Paris s’est de nouveau embrasée sous la colère des chauffeurs de taxi, qui reprochent à Uber d’exercer à leur encontre une concurrence qu’ils jugent déloyale.
Au regard des textes en vigueur, ils semblent avoir raison. Il est en effet indiscutable qu’Uber ne respecte pas certaines dispositions du Code des transports introduites par la loi Thévenoud (loi n°2014-1104 du 1er octobre 2014).
En particulier, Uber n’a pas le droit d’informer ses clients de la localisation et de la disponibilité des véhicules, ce qu’il est convenu d’appeler la maraude électronique. Or, il suffit de lancer l’application pour constater que les véhicules disponibles sont localisés.
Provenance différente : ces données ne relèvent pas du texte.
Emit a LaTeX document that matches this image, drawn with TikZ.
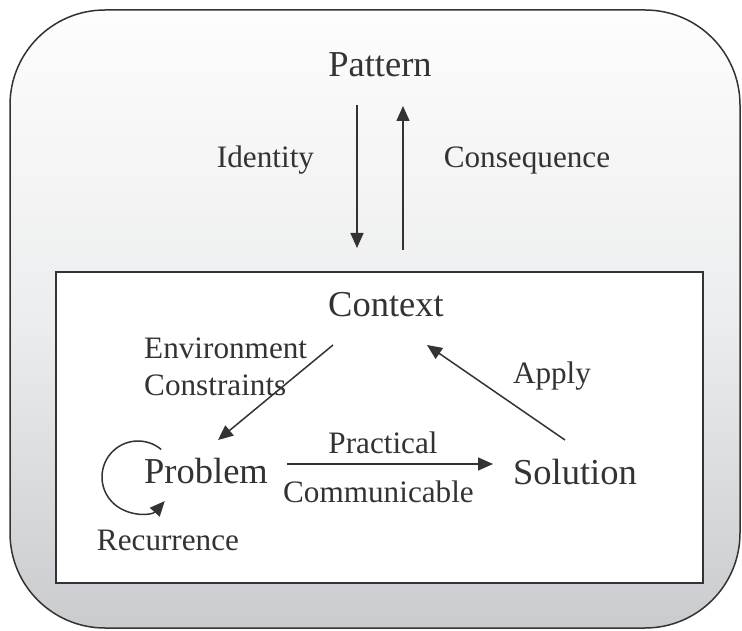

Cependant, Uber conteste la validité de ce texte et soutient qu’il lui serait inopposable.
Si le Conseil Constitutionnel, auquel ont été soumises plusieurs questions prioritaires de constitutionalité, s’est déjà prononcé sur le sujet, jugeant la loi conforme à la Constitution sur ce point, la Commission européenne a également été saisie et une enquête préliminaire est en cours.
Dans l’attente du résultat de cette enquête, Uber s’arque-boute sur ses positions et refuse d’appliquer la loi Thévenoud.
Le débat n’étant pas définitivement tranché, il serait prématuré de se prononcer sur le caractère déloyal ou non de la concurrence exercée par Uber, la déloyauté supposant la violation d’une règle de droit.
On peut en tout état de cause observer que les chauffeurs de taxis ne sont pas toujours aussi regardants quand il s’agit de leurs propres obligations légales et règlementaires.
En particulier, la loi Thévenoud leur impose de détenir un terminal de paiement électronique en état de fonctionnement et visible, tenu à la disposition du client.
Par ailleurs, ils ne peuvent en principe refuser une course que si elle est à destination d’un lieu situé en dehors du ressort de leur autorisation, ou pour des motifs légitimes qui sont fixés limitativement (clients situés à moins de 50 m d’une station de taxis où des taxis libres attendent, clients ou objets susceptibles de salir ou d’endommager le véhicule, clients accompagnés d’un animal, direction qui les éloigne de leur garage alors qu’ils terminent leur service dans la demi-heure suivante).
Il serait bien entendu excessif de dire que ces obligations ne sont généralement pas respectées par les chauffeurs de taxi, mais il serait mensonger de prétendre qu’elles le sont toujours. Ceux qui ont été contraints de retirer de l’argent à un distributeur en chemin comme ceux qui ont tenté en vain d’héler un taxi à une heure tardive dans les rues de Paris le savent bien, et ils sont heureux de trouver aujourd’hui une alternative dans les VTC.
Car au-delà des considérations juridiques, la vraie question qui se pose est celle de savoir si les intérêts d’une corporation doivent primer sur ceux du consommateur.
La réponse est évidemment non et on ne comprend pas très bien la raison pour laquelle l’Etat français devrait préserver le « gâteau » des chauffeurs de taxi. Hormis pour les activités qui relèvent du service public, la concurrence est en effet par principe une bonne chose.
A cet égard, l’argument des chauffeurs de taxi relatif au prix de leur licence (ou « autorisation de stationner ») n’est pas recevable pour la simple raison que ces licences sont attribuées gratuitement par la Préfecture.
Le fait qu’elles l’aient été au compte-goutte depuis des années par application d’un numerus clausus injustifié, que les listes d’attente soient interminables et qu’il existe de ce fait un marché parallèle de revente à prix d’or n’y change rien.
Cela a permis à de nombreux chauffeurs de taxi partant à la retraite de réaliser une belle plus-value, et on peut naturellement comprendre le désarroi de leurs successeurs qui craignent de voir la valeur de cet actif fondre comme neige au soleil. Cependant, même s’il est indirectement responsable de cette situation, il n’incombe pas à l’Etat de préserver la valeur spéculative de ces licences au détriment de l’intérêt des consommateurs.
Quoiqu’il en soit, le recours à la violence et la prise en otage des citoyens par une corporation sont insupportables. Sans parler du coût pour la collectivité que représente la mobilisation en nombre des forces de l’ordre (qui ont d’ailleurs d’autres tâches plus importantes à remplir à l’heure actuelle), des pompiers et des services de propreté chargés de nettoyer le tas d’immondices qu’est devenue la Porte Maillot.
En adoptant ces méthodes, les chauffeurs de taxi creusent leur propre tombe, les consommateurs excédés qui affirment ne plus vouloir faire appel à leurs services étant de plus en plus nombreux.
C’est toujours une erreur stratégique que de se mettre à dos ses clients.
Il est pourtant dans l’intérêt de tous que les taxis survivent à cette nouvelle concurrence, car un monopole qui change de main demeure un monopole.